Aim of the task: Each line from the start of the records below through the line that contains "(544,458); % moldura" should be printed exactly. Pictures are omitted.
▬▬▬▬▬▬▬▬▬▬
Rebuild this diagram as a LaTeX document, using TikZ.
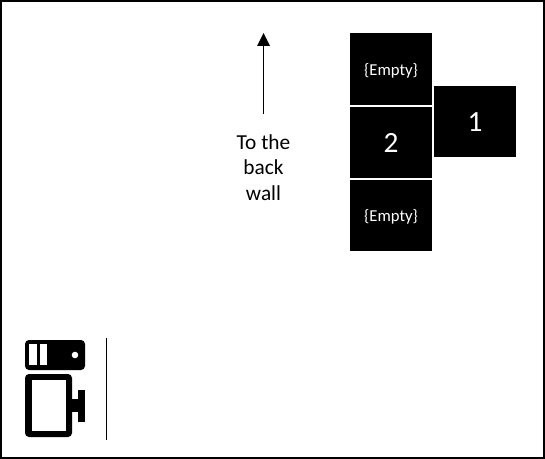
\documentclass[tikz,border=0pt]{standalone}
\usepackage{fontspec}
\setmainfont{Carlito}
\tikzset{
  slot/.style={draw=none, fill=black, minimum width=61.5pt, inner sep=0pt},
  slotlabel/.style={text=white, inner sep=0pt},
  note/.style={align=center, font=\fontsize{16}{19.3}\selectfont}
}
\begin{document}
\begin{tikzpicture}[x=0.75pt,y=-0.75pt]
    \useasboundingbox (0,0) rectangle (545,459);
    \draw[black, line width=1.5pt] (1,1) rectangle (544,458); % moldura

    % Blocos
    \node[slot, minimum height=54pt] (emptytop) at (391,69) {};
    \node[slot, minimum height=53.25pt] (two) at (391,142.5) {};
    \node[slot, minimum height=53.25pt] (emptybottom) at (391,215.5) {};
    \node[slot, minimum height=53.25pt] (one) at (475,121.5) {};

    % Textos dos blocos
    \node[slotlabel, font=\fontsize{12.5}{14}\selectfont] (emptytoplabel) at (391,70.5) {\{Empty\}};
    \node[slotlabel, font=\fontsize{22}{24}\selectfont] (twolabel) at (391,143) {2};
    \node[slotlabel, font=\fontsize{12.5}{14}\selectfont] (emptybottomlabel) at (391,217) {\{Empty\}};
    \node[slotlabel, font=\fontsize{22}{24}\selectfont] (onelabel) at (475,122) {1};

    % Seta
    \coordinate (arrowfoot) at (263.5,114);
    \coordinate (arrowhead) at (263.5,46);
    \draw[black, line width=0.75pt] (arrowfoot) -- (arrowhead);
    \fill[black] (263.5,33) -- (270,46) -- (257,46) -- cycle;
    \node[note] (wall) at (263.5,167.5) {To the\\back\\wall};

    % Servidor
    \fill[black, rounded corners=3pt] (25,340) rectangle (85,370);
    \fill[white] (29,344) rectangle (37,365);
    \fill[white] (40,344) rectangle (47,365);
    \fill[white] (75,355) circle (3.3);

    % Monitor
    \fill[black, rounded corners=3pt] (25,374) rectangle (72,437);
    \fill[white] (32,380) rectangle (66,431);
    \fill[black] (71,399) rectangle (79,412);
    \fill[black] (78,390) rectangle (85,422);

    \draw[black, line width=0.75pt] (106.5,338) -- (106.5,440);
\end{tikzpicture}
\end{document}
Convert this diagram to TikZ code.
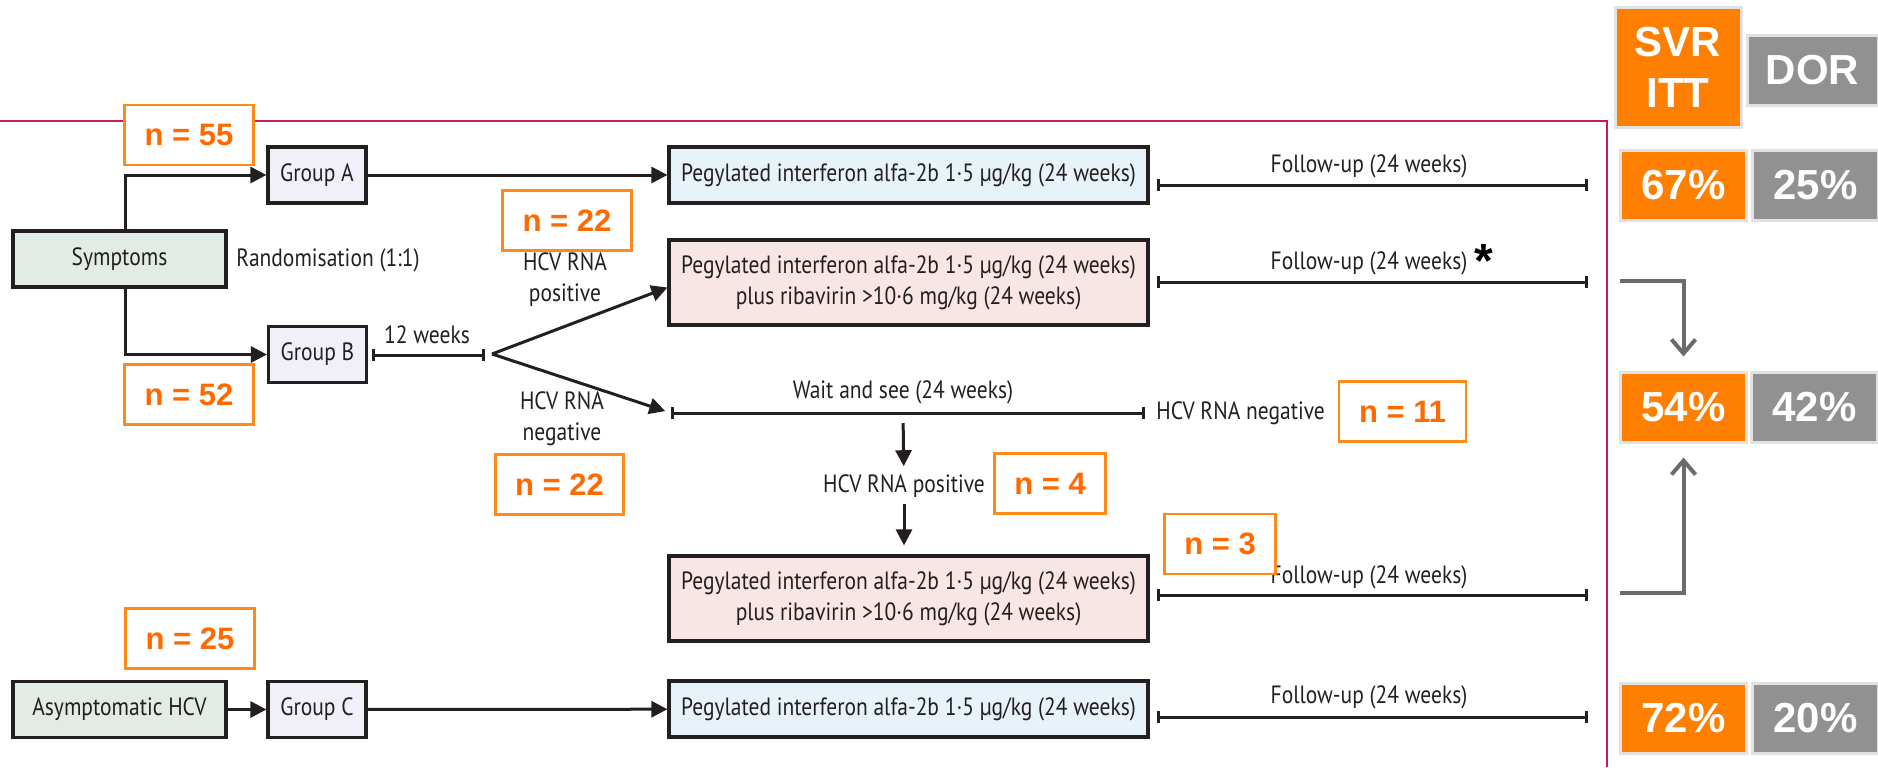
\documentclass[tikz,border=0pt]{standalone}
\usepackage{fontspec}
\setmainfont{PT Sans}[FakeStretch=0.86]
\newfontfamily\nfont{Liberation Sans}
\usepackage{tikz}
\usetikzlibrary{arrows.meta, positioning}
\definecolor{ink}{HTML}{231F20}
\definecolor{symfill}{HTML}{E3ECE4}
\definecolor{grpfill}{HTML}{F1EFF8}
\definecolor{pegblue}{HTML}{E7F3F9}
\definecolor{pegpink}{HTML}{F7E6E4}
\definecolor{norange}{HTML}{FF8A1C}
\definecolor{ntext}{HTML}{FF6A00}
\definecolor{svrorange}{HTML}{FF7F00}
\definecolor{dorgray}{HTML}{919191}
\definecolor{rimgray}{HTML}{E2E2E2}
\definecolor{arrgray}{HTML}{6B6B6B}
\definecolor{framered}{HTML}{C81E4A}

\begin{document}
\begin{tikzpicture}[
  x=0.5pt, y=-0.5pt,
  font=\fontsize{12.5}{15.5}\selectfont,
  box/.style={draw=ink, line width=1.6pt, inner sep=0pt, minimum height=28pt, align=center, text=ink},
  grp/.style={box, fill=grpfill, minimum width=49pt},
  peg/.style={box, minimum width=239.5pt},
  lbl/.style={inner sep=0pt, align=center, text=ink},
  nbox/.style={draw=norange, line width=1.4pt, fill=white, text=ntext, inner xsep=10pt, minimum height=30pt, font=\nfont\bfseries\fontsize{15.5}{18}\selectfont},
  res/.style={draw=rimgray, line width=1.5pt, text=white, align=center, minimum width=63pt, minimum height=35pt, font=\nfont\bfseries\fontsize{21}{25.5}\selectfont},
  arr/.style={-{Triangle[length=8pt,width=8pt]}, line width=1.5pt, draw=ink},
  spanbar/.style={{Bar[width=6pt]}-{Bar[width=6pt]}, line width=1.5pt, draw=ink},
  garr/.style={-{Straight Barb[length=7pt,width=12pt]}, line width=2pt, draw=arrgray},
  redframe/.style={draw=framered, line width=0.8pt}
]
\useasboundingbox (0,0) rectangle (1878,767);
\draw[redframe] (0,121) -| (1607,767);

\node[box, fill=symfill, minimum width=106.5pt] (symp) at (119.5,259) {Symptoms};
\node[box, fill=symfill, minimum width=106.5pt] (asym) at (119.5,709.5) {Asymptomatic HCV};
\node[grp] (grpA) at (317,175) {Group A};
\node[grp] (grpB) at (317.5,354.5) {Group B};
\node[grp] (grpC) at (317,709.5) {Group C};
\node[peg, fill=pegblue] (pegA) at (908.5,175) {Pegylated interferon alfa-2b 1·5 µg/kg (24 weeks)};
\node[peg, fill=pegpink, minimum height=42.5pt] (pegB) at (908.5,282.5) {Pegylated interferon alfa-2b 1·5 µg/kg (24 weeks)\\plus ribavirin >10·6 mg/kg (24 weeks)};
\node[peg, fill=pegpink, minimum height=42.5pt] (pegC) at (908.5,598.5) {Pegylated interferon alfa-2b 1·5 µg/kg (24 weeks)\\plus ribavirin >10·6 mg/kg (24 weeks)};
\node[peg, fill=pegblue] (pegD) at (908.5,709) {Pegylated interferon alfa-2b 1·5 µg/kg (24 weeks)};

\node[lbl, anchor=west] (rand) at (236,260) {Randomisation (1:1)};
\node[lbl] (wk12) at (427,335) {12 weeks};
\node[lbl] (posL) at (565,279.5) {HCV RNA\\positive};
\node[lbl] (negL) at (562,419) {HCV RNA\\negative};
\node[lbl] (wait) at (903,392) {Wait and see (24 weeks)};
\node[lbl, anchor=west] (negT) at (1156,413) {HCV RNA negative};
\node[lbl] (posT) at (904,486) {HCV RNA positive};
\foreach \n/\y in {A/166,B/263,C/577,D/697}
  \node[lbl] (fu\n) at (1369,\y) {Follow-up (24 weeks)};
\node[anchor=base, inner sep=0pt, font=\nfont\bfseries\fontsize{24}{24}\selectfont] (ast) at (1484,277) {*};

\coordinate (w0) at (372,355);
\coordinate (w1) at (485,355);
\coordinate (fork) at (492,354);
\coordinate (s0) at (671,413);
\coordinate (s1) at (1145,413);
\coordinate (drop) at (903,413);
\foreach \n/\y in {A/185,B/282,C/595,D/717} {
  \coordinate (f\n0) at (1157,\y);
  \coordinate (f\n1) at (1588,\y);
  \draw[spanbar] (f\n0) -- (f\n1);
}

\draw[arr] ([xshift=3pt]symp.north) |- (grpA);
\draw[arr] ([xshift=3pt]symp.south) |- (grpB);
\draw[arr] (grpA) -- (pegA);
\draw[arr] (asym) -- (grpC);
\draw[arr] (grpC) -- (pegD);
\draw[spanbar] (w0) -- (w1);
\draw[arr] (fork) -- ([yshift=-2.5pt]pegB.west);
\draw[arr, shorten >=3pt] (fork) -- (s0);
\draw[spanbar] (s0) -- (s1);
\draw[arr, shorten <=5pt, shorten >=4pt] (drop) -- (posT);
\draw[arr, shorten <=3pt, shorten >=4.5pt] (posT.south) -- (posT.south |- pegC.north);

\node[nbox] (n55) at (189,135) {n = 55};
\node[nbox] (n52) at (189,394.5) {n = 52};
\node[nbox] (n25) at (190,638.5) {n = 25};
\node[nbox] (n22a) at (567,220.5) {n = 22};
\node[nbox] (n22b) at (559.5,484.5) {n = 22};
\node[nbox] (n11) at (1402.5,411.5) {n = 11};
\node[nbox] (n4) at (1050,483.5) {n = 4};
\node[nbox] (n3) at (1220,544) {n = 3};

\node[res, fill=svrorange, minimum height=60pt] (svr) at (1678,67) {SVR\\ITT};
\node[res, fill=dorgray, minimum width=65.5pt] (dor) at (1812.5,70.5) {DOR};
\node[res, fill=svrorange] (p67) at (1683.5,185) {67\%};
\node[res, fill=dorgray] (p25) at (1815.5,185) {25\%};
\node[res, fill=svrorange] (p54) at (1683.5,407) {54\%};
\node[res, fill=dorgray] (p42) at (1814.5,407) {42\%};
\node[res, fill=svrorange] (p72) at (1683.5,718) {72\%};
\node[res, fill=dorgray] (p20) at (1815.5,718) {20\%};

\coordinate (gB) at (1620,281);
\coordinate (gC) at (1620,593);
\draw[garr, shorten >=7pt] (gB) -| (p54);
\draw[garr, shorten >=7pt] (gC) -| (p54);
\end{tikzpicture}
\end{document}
▬▬▬▬▬▬▬▬▬▬
Output for this task:
Rebuild this diagram as a LaTeX document, using TikZ.
\documentclass[tikz,border=0pt]{standalone}
\usepackage{fontspec}
\setmainfont{Carlito}
\tikzset{
  slot/.style={draw=none, fill=black, minimum width=61.5pt, inner sep=0pt},
  slotlabel/.style={text=white, inner sep=0pt},
  note/.style={align=center, font=\fontsize{16}{19.3}\selectfont}
}
\begin{document}
\begin{tikzpicture}[x=0.75pt,y=-0.75pt]
    \useasboundingbox (0,0) rectangle (545,459);
    \draw[black, line width=1.5pt] (1,1) rectangle (544,458); % moldura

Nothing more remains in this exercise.